* **Objective**:
Your output must consist solely of the lines from the "Emit a Python" line through the "from matplotlib.lines import Line2D" line, exactly as written, without images.

* begin Material for the task *

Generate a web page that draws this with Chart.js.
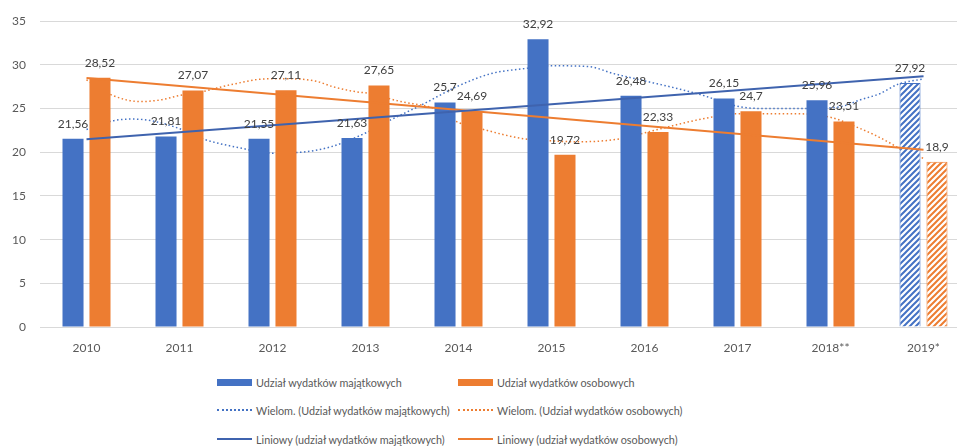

* end Material for the task *
* begin Material for the task *

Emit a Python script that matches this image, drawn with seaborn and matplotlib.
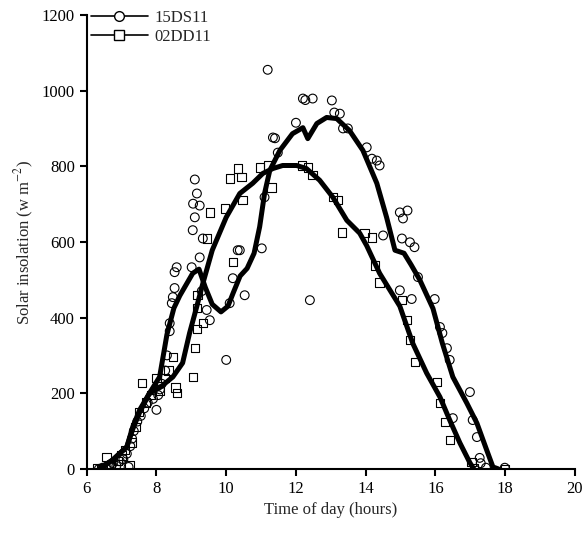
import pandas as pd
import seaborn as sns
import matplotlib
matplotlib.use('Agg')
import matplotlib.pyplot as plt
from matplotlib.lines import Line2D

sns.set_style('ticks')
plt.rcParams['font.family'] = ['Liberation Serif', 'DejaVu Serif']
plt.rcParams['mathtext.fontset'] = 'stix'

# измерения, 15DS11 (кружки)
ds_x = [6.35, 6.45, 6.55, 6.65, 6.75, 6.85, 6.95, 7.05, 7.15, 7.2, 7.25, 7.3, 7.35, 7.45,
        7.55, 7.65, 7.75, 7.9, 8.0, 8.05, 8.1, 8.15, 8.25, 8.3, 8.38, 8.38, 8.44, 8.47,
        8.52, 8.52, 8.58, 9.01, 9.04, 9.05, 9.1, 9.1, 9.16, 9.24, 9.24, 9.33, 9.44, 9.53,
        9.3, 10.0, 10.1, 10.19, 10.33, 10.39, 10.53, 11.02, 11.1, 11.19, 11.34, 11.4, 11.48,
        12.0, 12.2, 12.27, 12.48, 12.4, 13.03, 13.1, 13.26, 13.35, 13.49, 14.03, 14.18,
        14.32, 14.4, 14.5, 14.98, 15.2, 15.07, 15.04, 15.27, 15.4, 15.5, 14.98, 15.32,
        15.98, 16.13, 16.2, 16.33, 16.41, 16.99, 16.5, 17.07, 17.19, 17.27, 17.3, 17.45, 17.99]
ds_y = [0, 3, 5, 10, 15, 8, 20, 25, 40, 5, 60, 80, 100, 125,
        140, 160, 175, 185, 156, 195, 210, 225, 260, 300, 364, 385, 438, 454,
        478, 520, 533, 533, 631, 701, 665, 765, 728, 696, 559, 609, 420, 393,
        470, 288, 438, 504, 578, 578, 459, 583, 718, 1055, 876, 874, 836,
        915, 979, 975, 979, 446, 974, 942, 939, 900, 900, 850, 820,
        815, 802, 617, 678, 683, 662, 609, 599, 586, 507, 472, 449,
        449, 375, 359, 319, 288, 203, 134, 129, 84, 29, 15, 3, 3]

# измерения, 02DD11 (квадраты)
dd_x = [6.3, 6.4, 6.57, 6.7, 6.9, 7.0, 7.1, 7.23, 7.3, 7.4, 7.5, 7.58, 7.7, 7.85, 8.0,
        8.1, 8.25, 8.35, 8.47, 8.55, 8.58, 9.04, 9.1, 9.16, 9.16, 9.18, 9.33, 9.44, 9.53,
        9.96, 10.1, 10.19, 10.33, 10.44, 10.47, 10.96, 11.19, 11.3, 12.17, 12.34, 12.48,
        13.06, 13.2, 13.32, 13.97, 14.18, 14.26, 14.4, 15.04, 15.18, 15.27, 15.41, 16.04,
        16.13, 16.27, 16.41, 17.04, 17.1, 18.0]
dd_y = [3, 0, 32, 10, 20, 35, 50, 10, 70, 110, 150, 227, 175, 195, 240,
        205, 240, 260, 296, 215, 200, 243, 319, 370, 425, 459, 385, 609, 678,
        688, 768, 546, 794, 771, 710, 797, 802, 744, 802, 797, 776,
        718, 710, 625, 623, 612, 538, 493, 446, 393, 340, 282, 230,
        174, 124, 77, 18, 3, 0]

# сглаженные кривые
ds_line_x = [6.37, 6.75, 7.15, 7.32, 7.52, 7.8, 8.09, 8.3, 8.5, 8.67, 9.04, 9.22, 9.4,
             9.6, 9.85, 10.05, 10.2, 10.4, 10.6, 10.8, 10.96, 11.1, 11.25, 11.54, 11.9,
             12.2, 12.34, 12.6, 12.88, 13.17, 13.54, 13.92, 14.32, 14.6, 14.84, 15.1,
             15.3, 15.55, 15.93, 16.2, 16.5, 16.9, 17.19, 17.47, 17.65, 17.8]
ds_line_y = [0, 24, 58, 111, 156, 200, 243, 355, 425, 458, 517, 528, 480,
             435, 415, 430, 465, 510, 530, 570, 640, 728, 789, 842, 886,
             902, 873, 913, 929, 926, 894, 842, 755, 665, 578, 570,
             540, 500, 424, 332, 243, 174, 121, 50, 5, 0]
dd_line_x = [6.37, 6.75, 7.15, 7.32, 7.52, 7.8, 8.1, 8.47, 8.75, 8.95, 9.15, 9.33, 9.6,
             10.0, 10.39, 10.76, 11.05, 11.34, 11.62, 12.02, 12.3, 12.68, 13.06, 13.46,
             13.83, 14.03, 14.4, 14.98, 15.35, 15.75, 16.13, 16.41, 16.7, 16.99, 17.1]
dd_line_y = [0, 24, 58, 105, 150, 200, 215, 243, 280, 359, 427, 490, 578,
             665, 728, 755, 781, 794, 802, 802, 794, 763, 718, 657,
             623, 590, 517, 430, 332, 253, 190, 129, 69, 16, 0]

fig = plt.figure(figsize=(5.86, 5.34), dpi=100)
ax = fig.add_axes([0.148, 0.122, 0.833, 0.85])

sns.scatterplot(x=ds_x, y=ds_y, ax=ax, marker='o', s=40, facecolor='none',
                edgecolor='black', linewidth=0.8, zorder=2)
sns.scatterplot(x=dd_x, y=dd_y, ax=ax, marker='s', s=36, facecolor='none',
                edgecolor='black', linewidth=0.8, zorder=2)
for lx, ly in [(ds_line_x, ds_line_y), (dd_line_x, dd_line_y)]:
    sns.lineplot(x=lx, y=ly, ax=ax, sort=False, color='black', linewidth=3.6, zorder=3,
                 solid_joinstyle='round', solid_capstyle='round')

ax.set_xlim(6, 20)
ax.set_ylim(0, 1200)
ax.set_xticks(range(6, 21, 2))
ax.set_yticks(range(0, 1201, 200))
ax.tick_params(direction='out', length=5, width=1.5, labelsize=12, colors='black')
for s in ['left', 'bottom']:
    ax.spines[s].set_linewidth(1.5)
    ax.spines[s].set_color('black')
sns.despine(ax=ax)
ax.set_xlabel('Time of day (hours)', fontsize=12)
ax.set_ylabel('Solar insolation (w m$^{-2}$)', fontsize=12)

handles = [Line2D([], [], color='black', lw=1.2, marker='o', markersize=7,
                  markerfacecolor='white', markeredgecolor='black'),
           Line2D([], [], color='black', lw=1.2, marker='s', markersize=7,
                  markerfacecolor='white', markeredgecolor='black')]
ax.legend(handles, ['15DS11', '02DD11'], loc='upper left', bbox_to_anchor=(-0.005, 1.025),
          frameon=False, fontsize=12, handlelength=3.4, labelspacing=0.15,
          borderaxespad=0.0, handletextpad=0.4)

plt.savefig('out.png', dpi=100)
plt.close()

* end Material for the task *

* **Answer to the task**:
Emit a Python script that matches this image, drawn with seaborn and matplotlib.
import pandas as pd
import seaborn as sns
import matplotlib
matplotlib.use('Agg')
import matplotlib.pyplot as plt
from matplotlib.lines import Line2D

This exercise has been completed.